The entire poem replicates that inconsistent chatter of a radio as you turn the knob, looking for the right frequency. Sometimes it will stay on the same subject or channel, and offer a longer discussion. One notably large section is also the only part of the poem where there is an identifiable speaker, Tiresias. And Tiresias tells us of “the human engine… / Like a taxi throbbing waiting”. The blind prophet Tiresias describes only what they hear. And when they think of modern people, they think of technology. Everyone is in cars, so Tiresias can’t help but compare people to them. When the typist goes home for her tea, she remains “the typist”. Tiresias insinuates that her entire identity is tied to the machine she works on.
Eliot provided his own footnotes to The Waste Land (they explain NOTHING) and one critical piece of information he shares is that Tiresias is the “most important personage in the poem”, and what he “sees, in fact, is the substance of the poem”. With the only true speaker in the poem struggling to separate modern life from modern technology, it’s quite clear that Eliot was highly concerned about the outcome of our post-war reliance on machines.
Any discussion on technology in literature after The Waste Land delves into two strict halves: One half is distant respect and minor anxiety. An example of this is the opening scene of Virginia Woolf’s Mrs Dalloway (1925). On Bond Street, the bang of a motor car slamming into the pavement is mistaken for “a pistol shot in the street outside”. The pedestrians revere such a car as one that must belong to the Royal Family, or “The Prime Minister”. The airplane that soars above the street awes the pedestrians, though we can only imagine how Woolf would have felt about a plane over London had she written Mrs Dalloway twenty years later.

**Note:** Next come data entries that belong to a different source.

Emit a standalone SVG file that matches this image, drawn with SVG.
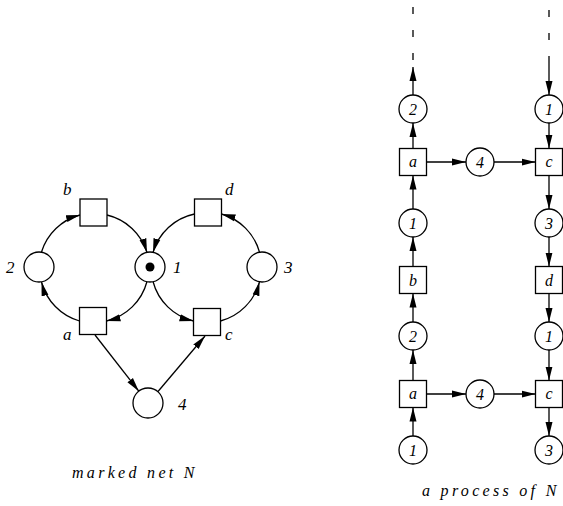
<svg xmlns="http://www.w3.org/2000/svg" width="563" height="506" viewBox="0 0 563 506">
<style>
.n{fill:#fff;stroke:#000;stroke-width:1.3}
.e{fill:none;stroke:#000;stroke-width:1.3}
.t{font-family:"Liberation Serif","DejaVu Serif",serif;font-style:italic;font-size:17px;fill:#000}
.s{font-family:"Liberation Serif","DejaVu Serif",serif;font-style:italic;font-size:16px;fill:#000;text-anchor:middle}
.cap{font-family:"Liberation Serif","DejaVu Serif",serif;font-style:italic;font-size:16px;fill:#000;letter-spacing:3.3px}
</style>
<defs>
<marker id="ah" markerUnits="userSpaceOnUse" markerWidth="15" markerHeight="9" refX="14" refY="4.5" orient="auto">
<path d="M0,1 L14,4.5 L0,8 Z" fill="#000"/>
</marker>
</defs>
<rect width="563" height="506" fill="#fff"/>

<!-- ===== marked net N ===== -->
<g id="net-edges" class="e">
<path class="e" d="M41.5,252 A55,55 0 0,1 80,215" marker-end="url(#ah)"/>
<path class="e" d="M107,215 A55,55 0 0,1 147,252.5" marker-end="url(#ah)"/>
<path class="e" d="M147,281.5 A55,55 0 0,1 106.5,321" marker-end="url(#ah)"/>
<path class="e" d="M79.5,321 A55,55 0 0,1 41.5,282" marker-end="url(#ah)"/>
<path class="e" d="M153,281.5 A55,55 0 0,0 193.5,321" marker-end="url(#ah)"/>
<path class="e" d="M220.5,321 A55,55 0 0,0 259.5,281.8" marker-end="url(#ah)"/>
<path class="e" d="M259.5,252.2 A55,55 0 0,0 221.5,214" marker-end="url(#ah)"/>
<path class="e" d="M194.5,214 A55,55 0 0,0 153,252.5" marker-end="url(#ah)"/>
<path class="e" d="M95,335 L138.8,391.2" marker-end="url(#ah)"/>
<path class="e" d="M158,391.5 L205,336" marker-end="url(#ah)"/>
</g>
<g id="net-p2"><circle class="n" cx="39" cy="267" r="15"/><text class="t" x="6" y="273">2</text></g>
<g id="net-p1"><circle class="n" cx="150" cy="267" r="15"/><circle cx="150" cy="267" r="4.5" fill="#000"/><text class="t" x="173" y="273">1</text></g>
<g id="net-p3"><circle class="n" cx="262" cy="267" r="15"/><text class="t" x="284" y="273">3</text></g>
<g id="net-p4"><circle class="n" cx="148" cy="403" r="15"/><text class="t" x="178" y="410">4</text></g>
<g id="net-tb"><rect class="n" x="80" y="199" width="27" height="27"/><text class="t" x="63" y="195">b</text></g>
<g id="net-td"><rect class="n" x="194.5" y="199" width="27" height="27"/><text class="t" x="225" y="195">d</text></g>
<g id="net-ta"><rect class="n" x="79.5" y="307.5" width="27" height="27"/><text class="t" x="63" y="340">a</text></g>
<g id="net-tc"><rect class="n" x="193.5" y="308.5" width="27" height="27"/><text class="t" x="225" y="340">c</text></g>
<text class="cap" x="72" y="478">marked net  N</text>

<!-- ===== a process of N ===== -->
<g id="proc-edges">
<line class="e" x1="413" y1="60" x2="413" y2="0" stroke-dasharray="7 16"/>
<line class="e" x1="413" y1="95" x2="413" y2="67" marker-end="url(#ah)"/>
<line class="e" x1="413" y1="148.5" x2="413" y2="123" marker-end="url(#ah)"/>
<line class="e" x1="413" y1="209" x2="413" y2="175.5" marker-end="url(#ah)"/>
<line class="e" x1="413" y1="266.5" x2="413" y2="237" marker-end="url(#ah)"/>
<line class="e" x1="413" y1="322" x2="413" y2="293.5" marker-end="url(#ah)"/>
<line class="e" x1="413" y1="380.5" x2="413" y2="350" marker-end="url(#ah)"/>
<line class="e" x1="413" y1="436" x2="413" y2="407.5" marker-end="url(#ah)"/>

<line class="e" x1="549" y1="63" x2="549" y2="0" stroke-dasharray="7 16"/>
<line class="e" x1="549" y1="63" x2="549" y2="95" marker-end="url(#ah)"/>
<line class="e" x1="549" y1="123" x2="549" y2="148.5" marker-end="url(#ah)"/>
<line class="e" x1="549" y1="175.5" x2="549" y2="209" marker-end="url(#ah)"/>
<line class="e" x1="549" y1="237" x2="549" y2="266.5" marker-end="url(#ah)"/>
<line class="e" x1="549" y1="293.5" x2="549" y2="322" marker-end="url(#ah)"/>
<line class="e" x1="549" y1="350" x2="549" y2="380.5" marker-end="url(#ah)"/>
<line class="e" x1="549" y1="407.5" x2="549" y2="436" marker-end="url(#ah)"/>

<line class="e" x1="426.5" y1="162" x2="466" y2="162" marker-end="url(#ah)"/>
<line class="e" x1="494" y1="162" x2="535.5" y2="162" marker-end="url(#ah)"/>
<line class="e" x1="426.5" y1="394" x2="466" y2="394" marker-end="url(#ah)"/>
<line class="e" x1="494" y1="394" x2="535.5" y2="394" marker-end="url(#ah)"/>
</g>
<g id="pr-L0"><circle class="n" cx="413" cy="109" r="14"/><text class="s" x="413" y="114.5">2</text></g>
<g id="pr-L1"><rect class="n" x="399.5" y="148.5" width="27" height="27"/><text class="s" x="413" y="167">a</text></g>
<g id="pr-L2"><circle class="n" cx="413" cy="223" r="14"/><text class="s" x="413" y="228.5">1</text></g>
<g id="pr-L3"><rect class="n" x="399.5" y="266.5" width="27" height="27"/><text class="s" x="413" y="285.5">b</text></g>
<g id="pr-L4"><circle class="n" cx="413" cy="336" r="14"/><text class="s" x="413" y="341.5">2</text></g>
<g id="pr-L5"><rect class="n" x="399.5" y="380.5" width="27" height="27"/><text class="s" x="413" y="399">a</text></g>
<g id="pr-L6"><circle class="n" cx="413" cy="450" r="14"/><text class="s" x="413" y="455.5">1</text></g>
<g id="pr-M1"><circle class="n" cx="480" cy="162" r="14"/><text class="s" x="480" y="167.5">4</text></g>
<g id="pr-M5"><circle class="n" cx="480" cy="394" r="14"/><text class="s" x="480" y="399.5">4</text></g>
<g id="pr-R0"><circle class="n" cx="549" cy="109" r="14"/><text class="s" x="549" y="114.5">1</text></g>
<g id="pr-R1"><rect class="n" x="535.5" y="148.5" width="27" height="27"/><text class="s" x="549" y="167">c</text></g>
<g id="pr-R2"><circle class="n" cx="549" cy="223" r="14"/><text class="s" x="549" y="228.5">3</text></g>
<g id="pr-R3"><rect class="n" x="535.5" y="266.5" width="27" height="27"/><text class="s" x="549" y="285.5">d</text></g>
<g id="pr-R4"><circle class="n" cx="549" cy="336" r="14"/><text class="s" x="549" y="341.5">1</text></g>
<g id="pr-R5"><rect class="n" x="535.5" y="380.5" width="27" height="27"/><text class="s" x="549" y="399">c</text></g>
<g id="pr-R6"><circle class="n" cx="549" cy="450" r="14"/><text class="s" x="549" y="455.5">3</text></g>
<text class="cap" x="422" y="496">a process of  N</text>
</svg>
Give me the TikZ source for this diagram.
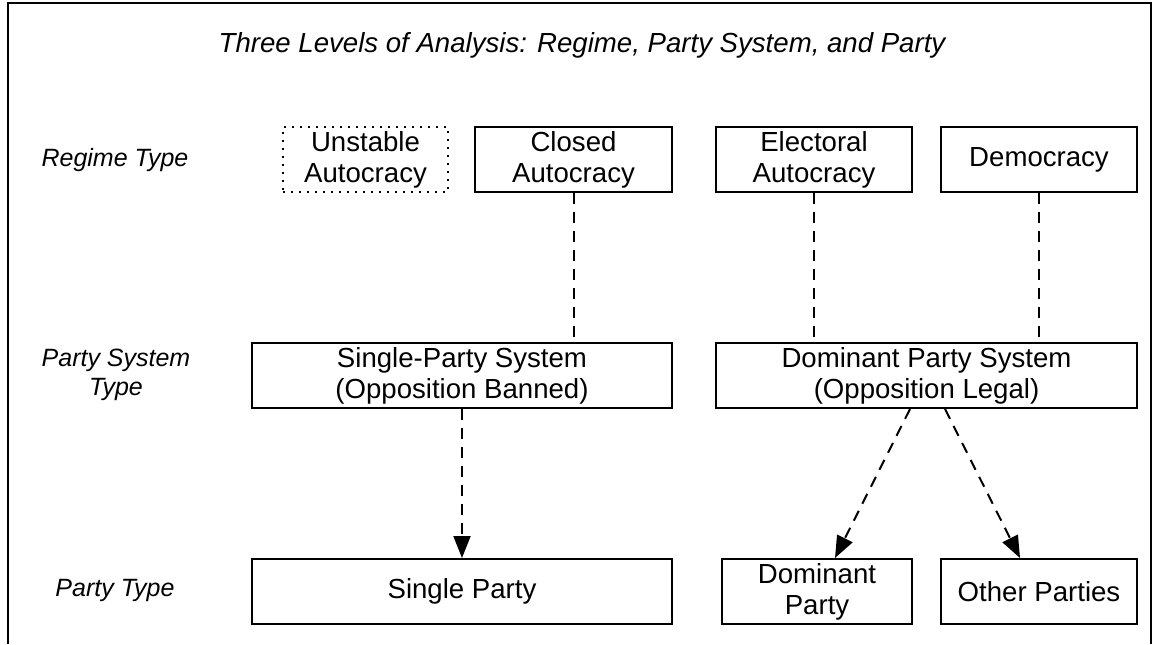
\documentclass[tikz,border=0pt]{standalone}
\usepackage{fontspec}
\setmainfont{Liberation Sans}
\usetikzlibrary{arrows.meta,calc}
\begin{document}
\begin{tikzpicture}[x=0.5pt,y=-0.5pt,
  every node/.style={font=\fontsize{13.8}{15.6}\selectfont, align=center},
  box/.style={draw, line width=1pt, inner sep=0pt, minimum height=32.5pt},
  dotbox/.style={box, dash pattern=on 1.1pt off 2.9pt},
  lbl/.style={font=\fontsize{12.5}{14.5}\selectfont\itshape},
  ttl/.style={font=\fontsize{13.8}{15.6}\selectfont\itshape},
  conn/.style={line width=1pt, dash pattern=on 5.5pt off 4pt},
  arr/.style={conn, -{Triangle[length=11pt,width=8.5pt]}}]
\useasboundingbox (0,0) rectangle (1154,644);
\draw[line width=0.9pt] (8,644) -- (8,3) -- (1151,3) -- (1151,644);
\node[ttl] (title) at (582,45) {Three Levels of Analysis: Regime, Party System, and Party};
\node[lbl] (l1) at (115,160) {Regime Type};
\node[lbl] (l2) at (116,375) {Party System\\Type};
\node[lbl] (l3) at (115,590) {Party Type};
% regime
\node[dotbox, minimum width=82.5pt] (ua) at (365.5,159.5) {Unstable\\Autocracy};
\node[box, minimum width=98.5pt] (ca) at (573.5,159.5) {Closed\\Autocracy};
\node[box, minimum width=98pt] (ea) at (814,159.5) {Electoral\\Autocracy};
\node[box, minimum width=98pt] (de) at (1039,159.5) {Democracy};
% party system
\node[box, minimum width=210pt] (sps) at (462,375.5) {Single-Party System\\(Opposition Banned)};
\node[box, minimum width=210.5pt] (dps) at (926.5,375.5) {Dominant Party System\\(Opposition Legal)};
% party
\node[box, minimum width=210pt] (sp) at (462,591.5) {Single Party};
\node[box, minimum width=95pt] (dp) at (817,591.5) {Dominant\\Party};
\node[box, minimum width=98pt] (op) at (1039,591.5) {Other Parties};
% connectors
\draw[conn] (ca.south) -- (ca.south |- sps.north);
\draw[conn] (ea.south) -- (ea.south |- dps.north);
\draw[conn] (de.south) -- (de.south |- dps.north);
\draw[arr] (sps.south) -- (sp.north);
\draw[arr] ($(dps.south)+(-16.5,0)$) -- ($(dp.north)+(18,0)$);
\draw[arr] ($(dps.south)+(18.5,0)$) -- ($(op.north)+(-19,0)$);
\end{tikzpicture}
\end{document}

The other half of the literature in discussion of technology is, unsurprisingly, dystopian. Take Aldous Huxley’s 1932 novel, Brave New World, for example. Written just before the outbreak of Nazism in Germany, Brave New World is a novel more or less untainted by political fears, unlike its often-related counterpart, 1984. The panic in Huxley’s novel is mostly technological. We will all be born in tanks, and there won’t be any tradition or culture, and we’ll all take little drugs every few hours to keep us sedately content. It’s quite extreme, but Huxley’s fearful predictions are nonetheless a possibility on a smaller scale in today’s society. Of course, we have around a decade left to go before Brave New World’s centenary, and then we’ll see if Huxley was right. He may have predicted vaping, too. Highly convenient, with instant results. It sounds quite similar to, if not “better” than, the Soma drug introduced in Huxley’s dystopia.
There will always be an “old-fashioned way” of looking at things, especially technology. We are entirely surrounded by modernity now. But it is always helpful to take a look back at the views and opinions of those who lived during the birth of the modern age. Contemporary anxieties about technology can always be eased if you consider the sheer panic and over-excitement of the early 20th century. Though personally, I would like to see the look on an Italian Futurist and motor enthusiast's face if he saw the traffic at Dunkettle.